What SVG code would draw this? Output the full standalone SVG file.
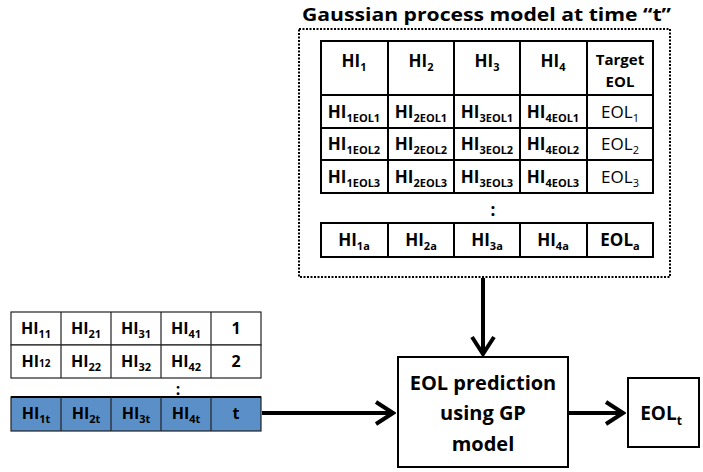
<svg xmlns="http://www.w3.org/2000/svg" width="703" height="472" viewBox="0 0 703 472">
<defs>
<style>
text{font-family:"Open Sans","Liberation Sans",sans-serif;fill:#000}
.b{font-weight:bold}
.c{font-size:17px;text-anchor:middle}
.d{font-size:16px;text-anchor:middle}
.s{font-size:11px}
.tb{fill:#fff;stroke:#000;stroke-width:2}
.ln{stroke:#000;stroke-width:2;fill:none}
.lt{fill:#fff;stroke:#222;stroke-width:1.2}
.bl{fill:#5b8fc7;stroke:#222;stroke-width:1.2}
.ar{stroke:#000;stroke-width:4;fill:none}
</style>
<marker id="ah" markerWidth="22" markerHeight="26" viewBox="0 0 22 26" refX="20" refY="13" orient="auto" markerUnits="userSpaceOnUse">
<path d="M2,2 L19,13 L2,24" fill="none" stroke="#000" stroke-width="4"/>
</marker>
</defs>
<g id="gp-model">
<text class="b" x="302" y="21" font-size="18" textLength="369" lengthAdjust="spacingAndGlyphs">Gaussian process model at time “t”</text>
<rect x="299" y="29" width="371" height="248" fill="none" stroke="#000" stroke-width="2" stroke-dasharray="2,1.5"/>
<rect class="tb" x="321" y="41" width="332" height="152"/>
<path class="ln" d="M321,95H653M321,128H653M321,160H653M388,41V193M454,41V193M520,41V193M587,41V193"/>
<g class="b c">
<text x="354" y="67">HI<tspan class="s" dy="4">1</tspan></text>
<text x="421" y="67">HI<tspan class="s" dy="4">2</tspan></text>
<text x="487" y="67">HI<tspan class="s" dy="4">3</tspan></text>
<text x="553" y="67">HI<tspan class="s" dy="4">4</tspan></text>
<text x="620" y="65" font-size="15">Target</text>
<text x="620" y="87" font-size="15">EOL</text>
<text x="354" y="118">HI<tspan class="s" dy="4">1EOL1</tspan></text>
<text x="421" y="118">HI<tspan class="s" dy="4">2EOL1</tspan></text>
<text x="487" y="118">HI<tspan class="s" dy="4">3EOL1</tspan></text>
<text x="553" y="118">HI<tspan class="s" dy="4">4EOL1</tspan></text>
<text x="354" y="150">HI<tspan class="s" dy="4">1EOL2</tspan></text>
<text x="421" y="150">HI<tspan class="s" dy="4">2EOL2</tspan></text>
<text x="487" y="150">HI<tspan class="s" dy="4">3EOL2</tspan></text>
<text x="553" y="150">HI<tspan class="s" dy="4">4EOL2</tspan></text>
<text x="354" y="183">HI<tspan class="s" dy="4">1EOL3</tspan></text>
<text x="421" y="183">HI<tspan class="s" dy="4">2EOL3</tspan></text>
<text x="487" y="183">HI<tspan class="s" dy="4">3EOL3</tspan></text>
<text x="553" y="183">HI<tspan class="s" dy="4">4EOL3</tspan></text>
</g>
<g class="c">
<text x="620" y="118">EOL<tspan class="s" dy="4">1</tspan></text>
<text x="620" y="150">EOL<tspan class="s" dy="4">2</tspan></text>
<text x="620" y="183">EOL<tspan class="s" dy="4">3</tspan></text>
</g>
<text class="b c" x="493" y="216">:</text>
<rect class="tb" x="321" y="223" width="332" height="34"/>
<path class="ln" d="M388,223V257M454,223V257M520,223V257M587,223V257"/>
<g class="b c">
<text x="354" y="246">HI<tspan class="s" dy="4">1a</tspan></text>
<text x="421" y="246">HI<tspan class="s" dy="4">2a</tspan></text>
<text x="487" y="246">HI<tspan class="s" dy="4">3a</tspan></text>
<text x="553" y="246">HI<tspan class="s" dy="4">4a</tspan></text>
<text x="620" y="246">EOL<tspan class="s" dy="4">a</tspan></text>
</g>
</g>
<g id="input-table">
<rect class="lt" x="11" y="312" width="250" height="33"/>
<rect class="lt" x="11" y="345" width="250" height="33"/>
<path d="M61,312V378M111,312V378M161,312V378M211,312V378" stroke="#222" stroke-width="1.2"/>
<g class="b d">
<text x="36" y="334">HI<tspan class="s" dy="4">11</tspan></text>
<text x="86" y="334">HI<tspan class="s" dy="4">21</tspan></text>
<text x="136" y="334">HI<tspan class="s" dy="4">31</tspan></text>
<text x="186" y="334">HI<tspan class="s" dy="4">41</tspan></text>
<text x="236" y="334">1</text>
<text x="36" y="367">HI<tspan font-size="10">12</tspan></text>
<text x="86" y="367">HI<tspan class="s" dy="4">22</tspan></text>
<text x="136" y="367">HI<tspan class="s" dy="4">32</tspan></text>
<text x="186" y="367">HI<tspan class="s" dy="4">42</tspan></text>
<text x="236" y="367">2</text>
<text x="178" y="395">:</text>
</g>
<rect class="bl" x="11" y="397" width="250" height="34"/>
<path d="M11,397H261" stroke="#000" stroke-width="2"/>
<path d="M61,397V431M111,397V431M161,397V431M211,397V431" stroke="#222" stroke-width="1.2"/>
<g class="b d">
<text x="36" y="419">HI<tspan class="s" dy="4">1t</tspan></text>
<text x="86" y="419">HI<tspan class="s" dy="4">2t</tspan></text>
<text x="136" y="419">HI<tspan class="s" dy="4">3t</tspan></text>
<text x="186" y="419">HI<tspan class="s" dy="4">4t</tspan></text>
<text x="236" y="419">t</text>
</g>
</g>
<g id="gp-predict">
<rect x="398" y="357" width="170" height="110" fill="#fff" stroke="#000" stroke-width="2"/>
<g class="b" font-size="20" text-anchor="middle">
<text x="483" y="390">EOL prediction</text>
<text x="483" y="420">using GP</text>
<text x="483" y="451">model</text>
</g>
</g>
<g id="eol-t">
<rect x="628" y="378" width="71" height="69" fill="#fff" stroke="#000" stroke-width="2"/>
<text class="b" x="661" y="420" font-size="19" text-anchor="middle">EOL<tspan font-size="12" dy="5">t</tspan></text>
</g>
<g id="connectors">
<path class="ar" d="M483,278V355" marker-end="url(#ah)"/>
<path class="ar" d="M262,413H394" marker-end="url(#ah)"/>
<path class="ar" d="M569,413H624" marker-end="url(#ah)"/>
</g>
</svg>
..............................
### TO DO
Each line of the material must be retyped exactly, except that images are omitted.

### CORRECT OUTPUT
What SVG code would draw this? Output the full standalone SVG file.
<svg xmlns="http://www.w3.org/2000/svg" width="703" height="472" viewBox="0 0 703 472">
<defs>
<style>
text{font-family:"Open Sans","Liberation Sans",sans-serif;fill:#000}
.b{font-weight:bold}
.c{font-size:17px;text-anchor:middle}
.d{font-size:16px;text-anchor:middle}
.s{font-size:11px}
.tb{fill:#fff;stroke:#000;stroke-width:2}
.ln{stroke:#000;stroke-width:2;fill:none}
.lt{fill:#fff;stroke:#222;stroke-width:1.2}
.bl{fill:#5b8fc7;stroke:#222;stroke-width:1.2}
.ar{stroke:#000;stroke-width:4;fill:none}
</style>
<marker id="ah" markerWidth="22" markerHeight="26" viewBox="0 0 22 26" refX="20" refY="13" orient="auto" markerUnits="userSpaceOnUse">
<path d="M2,2 L19,13 L2,24" fill="none" stroke="#000" stroke-width="4"/>
</marker>
</defs>
<g id="gp-model">
<text class="b" x="302" y="21" font-size="18" textLength="369" lengthAdjust="spacingAndGlyphs">Gaussian process model at time “t”</text>
<rect x="299" y="29" width="371" height="248" fill="none" stroke="#000" stroke-width="2" stroke-dasharray="2,1.5"/>
<rect class="tb" x="321" y="41" width="332" height="152"/>
<path class="ln" d="M321,95H653M321,128H653M321,160H653M388,41V193M454,41V193M520,41V193M587,41V193"/>
<g class="b c">
<text x="354" y="67">HI<tspan class="s" dy="4">1</tspan></text>
<text x="421" y="67">HI<tspan class="s" dy="4">2</tspan></text>
<text x="487" y="67">HI<tspan class="s" dy="4">3</tspan></text>
<text x="553" y="67">HI<tspan class="s" dy="4">4</tspan></text>
<text x="620" y="65" font-size="15">Target</text>
<text x="620" y="87" font-size="15">EOL</text>
<text x="354" y="118">HI<tspan class="s" dy="4">1EOL1</tspan></text>
<text x="421" y="118">HI<tspan class="s" dy="4">2EOL1</tspan></text>
<text x="487" y="118">HI<tspan class="s" dy="4">3EOL1</tspan></text>
<text x="553" y="118">HI<tspan class="s" dy="4">4EOL1</tspan></text>
<text x="354" y="150">HI<tspan class="s" dy="4">1EOL2</tspan></text>
<text x="421" y="150">HI<tspan class="s" dy="4">2EOL2</tspan></text>
<text x="487" y="150">HI<tspan class="s" dy="4">3EOL2</tspan></text>
<text x="553" y="150">HI<tspan class="s" dy="4">4EOL2</tspan></text>
<text x="354" y="183">HI<tspan class="s" dy="4">1EOL3</tspan></text>
<text x="421" y="183">HI<tspan class="s" dy="4">2EOL3</tspan></text>
<text x="487" y="183">HI<tspan class="s" dy="4">3EOL3</tspan></text>
<text x="553" y="183">HI<tspan class="s" dy="4">4EOL3</tspan></text>
</g>
<g class="c">
<text x="620" y="118">EOL<tspan class="s" dy="4">1</tspan></text>
<text x="620" y="150">EOL<tspan class="s" dy="4">2</tspan></text>
<text x="620" y="183">EOL<tspan class="s" dy="4">3</tspan></text>
</g>
<text class="b c" x="493" y="216">:</text>
<rect class="tb" x="321" y="223" width="332" height="34"/>
<path class="ln" d="M388,223V257M454,223V257M520,223V257M587,223V257"/>
<g class="b c">
<text x="354" y="246">HI<tspan class="s" dy="4">1a</tspan></text>
<text x="421" y="246">HI<tspan class="s" dy="4">2a</tspan></text>
<text x="487" y="246">HI<tspan class="s" dy="4">3a</tspan></text>
<text x="553" y="246">HI<tspan class="s" dy="4">4a</tspan></text>
<text x="620" y="246">EOL<tspan class="s" dy="4">a</tspan></text>
</g>
</g>
<g id="input-table">
<rect class="lt" x="11" y="312" width="250" height="33"/>
<rect class="lt" x="11" y="345" width="250" height="33"/>
<path d="M61,312V378M111,312V378M161,312V378M211,312V378" stroke="#222" stroke-width="1.2"/>
<g class="b d">
<text x="36" y="334">HI<tspan class="s" dy="4">11</tspan></text>
<text x="86" y="334">HI<tspan class="s" dy="4">21</tspan></text>
<text x="136" y="334">HI<tspan class="s" dy="4">31</tspan></text>
<text x="186" y="334">HI<tspan class="s" dy="4">41</tspan></text>
<text x="236" y="334">1</text>
<text x="36" y="367">HI<tspan font-size="10">12</tspan></text>
<text x="86" y="367">HI<tspan class="s" dy="4">22</tspan></text>
<text x="136" y="367">HI<tspan class="s" dy="4">32</tspan></text>
<text x="186" y="367">HI<tspan class="s" dy="4">42</tspan></text>
<text x="236" y="367">2</text>
<text x="178" y="395">:</text>
</g>
<rect class="bl" x="11" y="397" width="250" height="34"/>
<path d="M11,397H261" stroke="#000" stroke-width="2"/>
<path d="M61,397V431M111,397V431M161,397V431M211,397V431" stroke="#222" stroke-width="1.2"/>
<g class="b d">
<text x="36" y="419">HI<tspan class="s" dy="4">1t</tspan></text>
<text x="86" y="419">HI<tspan class="s" dy="4">2t</tspan></text>
<text x="136" y="419">HI<tspan class="s" dy="4">3t</tspan></text>
<text x="186" y="419">HI<tspan class="s" dy="4">4t</tspan></text>
<text x="236" y="419">t</text>
</g>
</g>
<g id="gp-predict">
<rect x="398" y="357" width="170" height="110" fill="#fff" stroke="#000" stroke-width="2"/>
<g class="b" font-size="20" text-anchor="middle">
<text x="483" y="390">EOL prediction</text>
<text x="483" y="420">using GP</text>
<text x="483" y="451">model</text>
</g>
</g>
<g id="eol-t">
<rect x="628" y="378" width="71" height="69" fill="#fff" stroke="#000" stroke-width="2"/>
<text class="b" x="661" y="420" font-size="19" text-anchor="middle">EOL<tspan font-size="12" dy="5">t</tspan></text>
</g>
<g id="connectors">
<path class="ar" d="M483,278V355" marker-end="url(#ah)"/>
<path class="ar" d="M262,413H394" marker-end="url(#ah)"/>
<path class="ar" d="M569,413H624" marker-end="url(#ah)"/>
</g>
</svg>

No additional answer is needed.